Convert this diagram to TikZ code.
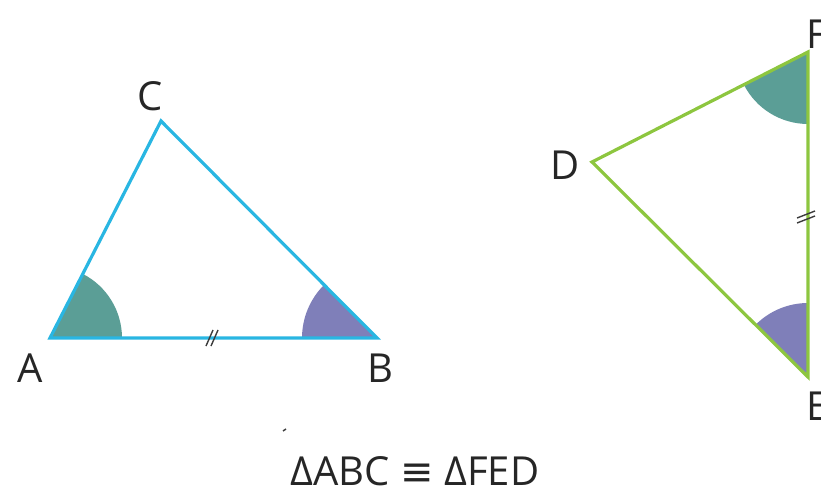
\documentclass[tikz,border=0pt]{standalone}
\usepackage{fontspec}
\setmainfont{Open Sans}
\newfontfamily\dejavu{DejaVu Sans}
\definecolor{lblue}{RGB}{41,182,226}
\definecolor{lgreen}{RGB}{141,198,63}
\definecolor{tealf}{RGB}{91,158,150}
\definecolor{purpf}{RGB}{127,127,185}
\definecolor{tickc}{RGB}{60,60,60}
\begin{document}
\begin{tikzpicture}[x=1pt,y=-1pt,
  lbl/.style={font=\fontsize{40}{40}\selectfont, inner sep=0pt, text=black!85},
  bside/.style={draw=lblue, line width=3.2pt, line join=miter},
  gside/.style={draw=lgreen, line width=3.2pt, line join=miter},
  tick/.style={draw=tickc, line width=1.4pt}]
\useasboundingbox (0,0) rectangle (821,494);
\coordinate (A) at (50,338);
\coordinate (B) at (377,338);
\coordinate (C) at (161,121);
\coordinate (D) at (592,162);
\coordinate (F) at (808,52);
\coordinate (E) at (808,377);
% angle fills
\fill[tealf] (A) -- ++(0:72) arc[start angle=0, end angle=-62.9, radius=72] -- cycle;
\fill[purpf] (B) -- ++(180:75) arc[start angle=180, end angle=224.9, radius=75] -- cycle;
\fill[tealf] (F) -- ++(90:72) arc[start angle=90, end angle=153, radius=72] -- cycle;
\fill[purpf] (E) -- ++(224.9:74) arc[start angle=224.9, end angle=270, radius=74] -- cycle;
% triangles
\draw[bside] (A) -- (B) -- (C) -- cycle;
\draw[gside] (D) -- (F) -- (E) -- cycle;
% tick marks
\draw[tick] (206,346) -- (213,330);
\draw[tick] (211,346) -- (218,330);
\draw[tick] (797,218) -- (815,211);
\draw[tick] (797,223) -- (815,216);
% stray mark
\draw[tickc, line width=1.5pt] (283,431) -- (286,429);
% labels
\node[lbl] (la) at (30,368) {A};
\node[lbl] (lb) at (380,368) {B};
\node[lbl] (lc) at (150,96) {C};
\node[lbl] (ld) at (565,165) {D};
\node[lbl, anchor=west] (lf) at (806,34) {F};
\node[lbl, anchor=west] (le) at (806,406) {E};
\node[lbl, anchor=base] (eq) at (415,485) {ΔABC {\dejavu ≡} ΔFED};
\end{tikzpicture}
\end{document}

### TASK
Restate the whole listing above exactly, except for its images.

### RESPONSE BELOW
Convert this diagram to TikZ code.
\documentclass[tikz,border=0pt]{standalone}
\usepackage{fontspec}
\setmainfont{Open Sans}
\newfontfamily\dejavu{DejaVu Sans}
\definecolor{lblue}{RGB}{41,182,226}
\definecolor{lgreen}{RGB}{141,198,63}
\definecolor{tealf}{RGB}{91,158,150}
\definecolor{purpf}{RGB}{127,127,185}
\definecolor{tickc}{RGB}{60,60,60}
\begin{document}
\begin{tikzpicture}[x=1pt,y=-1pt,
  lbl/.style={font=\fontsize{40}{40}\selectfont, inner sep=0pt, text=black!85},
  bside/.style={draw=lblue, line width=3.2pt, line join=miter},
  gside/.style={draw=lgreen, line width=3.2pt, line join=miter},
  tick/.style={draw=tickc, line width=1.4pt}]
\useasboundingbox (0,0) rectangle (821,494);
\coordinate (A) at (50,338);
\coordinate (B) at (377,338);
\coordinate (C) at (161,121);
\coordinate (D) at (592,162);
\coordinate (F) at (808,52);
\coordinate (E) at (808,377);
% angle fills
\fill[tealf] (A) -- ++(0:72) arc[start angle=0, end angle=-62.9, radius=72] -- cycle;
\fill[purpf] (B) -- ++(180:75) arc[start angle=180, end angle=224.9, radius=75] -- cycle;
\fill[tealf] (F) -- ++(90:72) arc[start angle=90, end angle=153, radius=72] -- cycle;
\fill[purpf] (E) -- ++(224.9:74) arc[start angle=224.9, end angle=270, radius=74] -- cycle;
% triangles
\draw[bside] (A) -- (B) -- (C) -- cycle;
\draw[gside] (D) -- (F) -- (E) -- cycle;
% tick marks
\draw[tick] (206,346) -- (213,330);
\draw[tick] (211,346) -- (218,330);
\draw[tick] (797,218) -- (815,211);
\draw[tick] (797,223) -- (815,216);
% stray mark
\draw[tickc, line width=1.5pt] (283,431) -- (286,429);
% labels
\node[lbl] (la) at (30,368) {A};
\node[lbl] (lb) at (380,368) {B};
\node[lbl] (lc) at (150,96) {C};
\node[lbl] (ld) at (565,165) {D};
\node[lbl, anchor=west] (lf) at (806,34) {F};
\node[lbl, anchor=west] (le) at (806,406) {E};
\node[lbl, anchor=base] (eq) at (415,485) {ΔABC {\dejavu ≡} ΔFED};
\end{tikzpicture}
\end{document}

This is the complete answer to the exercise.